I have question about prices and gains

Hi, well, my questions is this: I sold 75 boxes for a price of $58 a unit and my gain is 15%, what would be my total gain and gain per unit? Thanks — Preceding unsigned comment added by 189.214.112.249 (talk) 00:18, 16 November 2012 (UTC)[reply]

What, so you sold $4350? Then ${\displaystyle {\frac {\$4350}{1.15}}=\$3782.61}$  is how much it cost you. ${\displaystyle \$4350-\$3782.61=\$567.39}$  is your total gain. ${\displaystyle {\frac {\$567.39}{75}}=\$7.57}$  is your gain per unit. Of course there are other ways of working this out.--AnalysisAlgebra (talk) 05:18, 16 November 2012 (UTC)[reply]

Is this an application of the correspondence theorem?

It might be, but maybe not. Let ${\displaystyle \phi :G\rightarrow G'}$  be a surjective homomorphism and let ${\displaystyle H'\leq G'}$  be a subgroup of ${\displaystyle G'}$ . Show that there is a bijective correspondence between ${\displaystyle K'\leq G'}$  containing ${\displaystyle H'}$  and ${\displaystyle K\leq G}$  containing ${\displaystyle \phi ^{-1}(H')}$ --AnalysisAlgebra (talk) 05:32, 16 November 2012 (UTC)[reply]

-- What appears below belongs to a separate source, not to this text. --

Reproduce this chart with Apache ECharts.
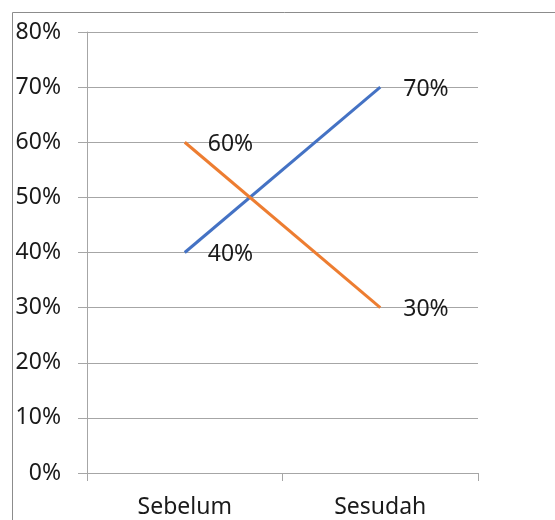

Probability that someone born in 1865 was still alive in 1945

Hello, could someone please show me how to calculate the probability that someone from Austria born in 1865 was still alive in 1945 and in 1950? One may use these pyramids and these data for the calculation. I've tried to do it myself, but have stuck. Is the likelihood of this being true statistically significant per standards used in the population statistics? Thanks a lot. --Eleassar ^{my talk} 07:55, 16 November 2012 (UTC)[reply]

I looked at the pyramid. The exact years 1865, 1945 and 1950 are not available. But 1945-1865=80 years and 1950-1865=85 years.

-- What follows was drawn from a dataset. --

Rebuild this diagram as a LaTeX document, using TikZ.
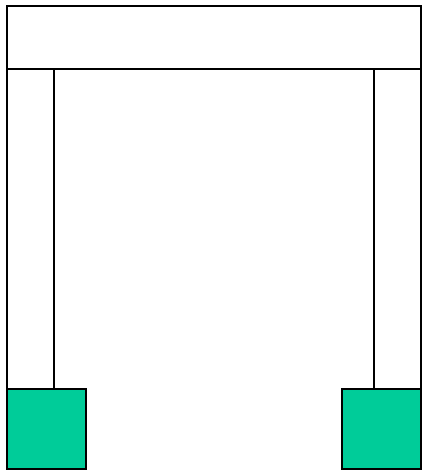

In year 1869 the number of newborns were 114819.

In year 1951 the number of 80 year olds were 17218.

In year 1951 the number of 85 year olds were 6121.

The probability of for a newborn around 1865 to survive until 80 years of age is 17218/114819=15%

The probability of for a newborn around 1865 to survive until 85 years of age is 6121/114819=5%

I don't think that the concept of statistical significance is relevant here. If in year 1945 you did meet an Austrian born in 1865 then you should be able to decide whether he is dead or alive and then the probability makes no sense.

Bo Jacoby (talk) 14:15, 16 November 2012 (UTC).[reply]

Thank you very much, particularly for explaining me how this is calculated. --Eleassar ^{my talk} 14:44, 16 November 2012 (UTC)[reply]

Does that count migration? – b_jonas 20:48, 17 November 2012 (UTC)[reply]

No. Bo Jacoby (talk) 17:20, 19 November 2012 (UTC).[reply]

Chaos

If I have an n-dimensional unknown dynamical system ${\displaystyle {\dot {\mathbf {x} }}(t)=f(\mathbf {x} (t))}$  and I sample an m≤n dimensional linear map ${\displaystyle \mathbf {y} (t)=M\mathbf {x} (t)}$  at intervals, building up a finite data set {${\displaystyle {\mathbf {y} }_{1}\cdots {\mathbf {y} }_{N}}$ }. Is there anyway of determining whether ${\displaystyle \mathbf {x} (t)}$  is chaotic or not?

And furthermore, if my sample introduces a stochastic noise term ${\displaystyle \mathbf {n} }$  so that my sample is taken from the function ${\displaystyle \mathbf {y} (t)=M\mathbf {x} (t)+\mathbf {n} (t)}$  is there anyway to determine whether ${\displaystyle \mathbf {x} (t)}$  is chaotic or not?

I thought an estimate of the Hausdorff dimension might be able to uncover this? But I am not sure of my reasoning. — Preceding unsigned comment added by 123.136.64.14 (talk) 08:36, 16 November 2012 (UTC)[reply]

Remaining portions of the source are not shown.